Readers, of course, are the ones who pay the everyday price for the Globe’s inaccuracy. A reporter or editor gets careless and, as a result, a reader battles downtown traffic only to find that her congressman is not speaking where the Globe said he would be. Or bets a friend that Iowa State University is indeed in Iowa City – and loses $5. Or suffers the embarrassment of addressing the mayor of Worcester by what turns out to be not his name at all. All were corrected errors in 2002.
Along with such routine fare were a few more serious errors that, once acknowledged, undercut the main idea being reported. One example was an article about the hard-to-find publications on crime that then-candidate Kerry Healey listed as books she had authored. The article said they were available only through Internet download or special order from an arm of the Justice Department and advised, ”Don’t expect her to autograph copies at your local Barnes & Noble any time soon.” Oops. Turns out Healey’s books were sold via the Barnes & Noble Web site.

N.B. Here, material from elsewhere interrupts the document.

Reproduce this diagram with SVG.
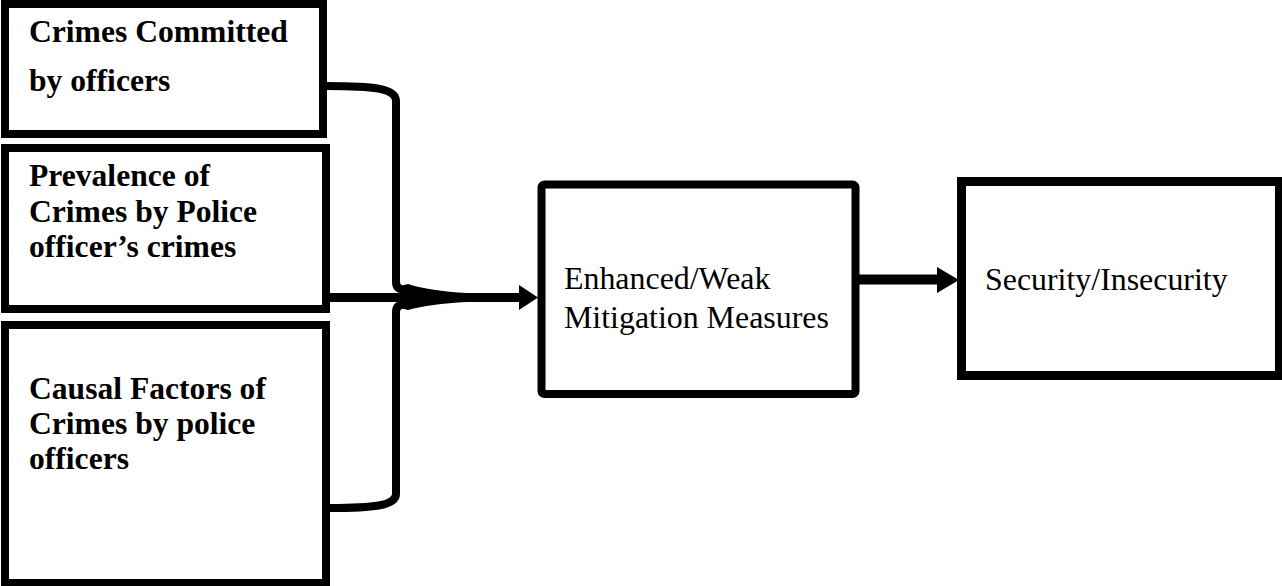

It’s worth noting that very few of the 901 corrections, clarifications, omissions, and editor’s notes of 2002 (hereafter referred to collectively as corrections, because the vast majority were) appeared because of errors in the 800 stories on abuse in the Catholic Church.
Other items of interest emerge in the comprehensive year-end summary compiled by the diligent staff of the Globe library:
– Only about a third of all corrections appear in the ”For the record” corner on Page A2. The rest are noted in the column that carried the error or somewhere in the relevant section.
This is a departure from a longstanding tradition that made A2 the home of corrections. And it contradicts the Globe’s own style book, which notes that nearly all corrections belong there.
Although running corrections in the offending section may be a well-intentioned effort to reach readers who saw the original mistake, I believe shifting the bulk of corrections back to A2 is even more reader-friendly. It’s where they know to look.
– Although a few reporters have six or more corrections to their name, most reporters have one, or none.
– The City & Region section generated the most corrections – 194 in all. That’s no surprise, given that it is the department with the most staff and often works on deadline. Second was Arts & Living, with 105 – or 127 if you include the Arts/Entertainment section. The five zoned editions (Globes North, West, etc.) together generated 131 corrections.
– Reporting errors were the cause of more than half the 901 corrections, but editors contributed 235. Only 58 corrections could be blamed on outsiders who provided wrong information.
– About a third of the corrections, or 306, resulted from misidentifying a person – Joseph was called James, or an uncle was described as a brother, for example. The next most frequent error was misrepresentation, such as wrongly describing the conclusions of a report. Not all errors are deemed correction-worthy. Grammatical slips generally don’t get acknowledged. Nor do all misspellings, although 57 did in 2002.
Even if the corrections jump in 2002 does not represent increased sloppiness, there is ample reason in 2003 to bring that number down – not by declining to print corrections when they are warranted, but by making sure that the staff understands the need to doublecheck all facts, and has the time and ability to do so.